→ Exercise requirements:
Within the material below, find each line bearing the word "chart" and present it.
## begin Dataset extract
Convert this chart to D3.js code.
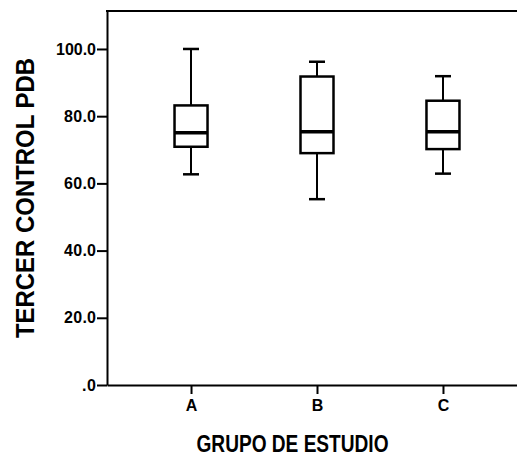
<!DOCTYPE html>
<html>
<head>
<meta charset="utf-8">
<script src="https://cdn.jsdelivr.net/npm/d3@7"></script>
<style>
  body { margin: 0; background: #fff; }
  text { font-family: "Liberation Sans", Arial, sans-serif; font-weight: bold; fill: #000; }
</style>
</head>
<body>
<div id="chart"></div>
<script>
// groups and box-plot stats
var groups = ["A", "B", "C"];
var whiskerLow = [62.7, 55.3, 62.9];
var quart1 = [70.9, 69.0, 70.2];
var medians = [75.1, 75.4, 75.4];
var quart3 = [83.2, 91.8, 84.6];
var whiskerHigh = [100.0, 96.2, 91.9];
var yTicks = [0, 20, 40, 60, 80, 100];

var data = groups.map(function (g, i) {
    return { group: g, lo: whiskerLow[i], q1: quart1[i], med: medians[i], q3: quart3[i], hi: whiskerHigh[i] };
});

var width = 517, height = 455;
var plotLeft = 107, plotRight = 527, plotTop = 11, plotBottom = 385;

var svg = d3.select("#chart")
    .append("svg")
    .attr("width", width)
    .attr("height", height);

// scales
var xScale = d3.scalePoint()
    .domain(groups)
    .range([plotLeft, plotRight])
    .padding(0.667);

var yScale = d3.scaleLinear()
    .domain([0, 111.3])
    .range([plotBottom, plotTop]);

// top frame line
svg.append("line")
    .attr("x1", plotLeft - 1).attr("x2", plotRight)
    .attr("y1", plotTop).attr("y2", plotTop)
    .attr("stroke", "#000")
    .attr("stroke-width", 2);

// y axis
var yAxis = svg.append("g")
    .attr("transform", "translate(" + plotLeft + ",0)")
    .call(d3.axisLeft(yScale)
        .tickValues(yTicks)
        .tickSize(10)
        .tickSizeOuter(0)
        .tickPadding(1)
        .tickFormat(function (d) { return d === 0 ? ".0" : d3.format(".1f")(d); }));
yAxis.attr("font-size", null).attr("font-family", null);
yAxis.selectAll("path, line").attr("stroke", "#000").attr("stroke-width", 2);
yAxis.selectAll("text").style("font-size", "16px").attr("textLength", function (d) { return d === 100 ? 40 : d === 0 ? 14 : 32; });

// x axis
var xAxis = svg.append("g")
    .attr("transform", "translate(0," + plotBottom + ")")
    .call(d3.axisBottom(xScale)
        .tickSize(9)
        .tickSizeOuter(0)
        .tickPadding(6));
xAxis.attr("font-size", null).attr("font-family", null);
xAxis.selectAll("path, line").attr("stroke", "#000").attr("stroke-width", 2);
xAxis.selectAll("text").style("font-size", "16px");

// boxes
var boxW = 33, capW = 16;
var box = svg.selectAll(".box")
    .data(data)
    .enter().append("g")
    .attr("class", "box");

// whiskers
box.append("line")
    .attr("x1", function (d) { return xScale(d.group); })
    .attr("x2", function (d) { return xScale(d.group); })
    .attr("y1", function (d) { return yScale(d.hi); })
    .attr("y2", function (d) { return yScale(d.lo); })
    .attr("stroke", "#000")
    .attr("stroke-width", 2);

// caps
["lo", "hi"].forEach(function (k) {
    box.append("line")
        .attr("x1", function (d) { return xScale(d.group) - capW / 2; })
        .attr("x2", function (d) { return xScale(d.group) + capW / 2; })
        .attr("y1", function (d) { return yScale(d[k]); })
        .attr("y2", function (d) { return yScale(d[k]); })
        .attr("stroke", "#000")
        .attr("stroke-width", 2.5);
});

// box body
box.append("rect")
    .attr("x", function (d) { return xScale(d.group) - boxW / 2; })
    .attr("width", boxW)
    .attr("y", function (d) { return yScale(d.q3); })
    .attr("height", function (d) { return yScale(d.q1) - yScale(d.q3); })
    .attr("fill", "#fff")
    .attr("stroke", "#000")
    .attr("stroke-width", 2.5);

// median
box.append("line")
    .attr("x1", function (d) { return xScale(d.group) - boxW / 2; })
    .attr("x2", function (d) { return xScale(d.group) + boxW / 2; })
    .attr("y1", function (d) { return yScale(d.med); })
    .attr("y2", function (d) { return yScale(d.med); })
    .attr("stroke", "#000")
    .attr("stroke-width", 3.5);

// axis titles
svg.append("text")
    .attr("transform", "translate(34,198) rotate(-90)")
    .style("text-anchor", "middle")
    .style("font-size", "25px")
    .attr("textLength", 280)
    .attr("lengthAdjust", "spacingAndGlyphs")
    .text("TERCER CONTROL PDB");

svg.append("text")
    .attr("x", 292.5)
    .attr("y", 451.5)
    .style("text-anchor", "middle")
    .style("font-size", "24px")
    .attr("textLength", 192)
    .attr("lengthAdjust", "spacingAndGlyphs")
    .text("GRUPO DE ESTUDIO");
</script>
</body>
</html>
## end Dataset extract
→ Reply:
Convert this chart to D3.js code.
<div id="chart"></div>
var svg = d3.select("#chart")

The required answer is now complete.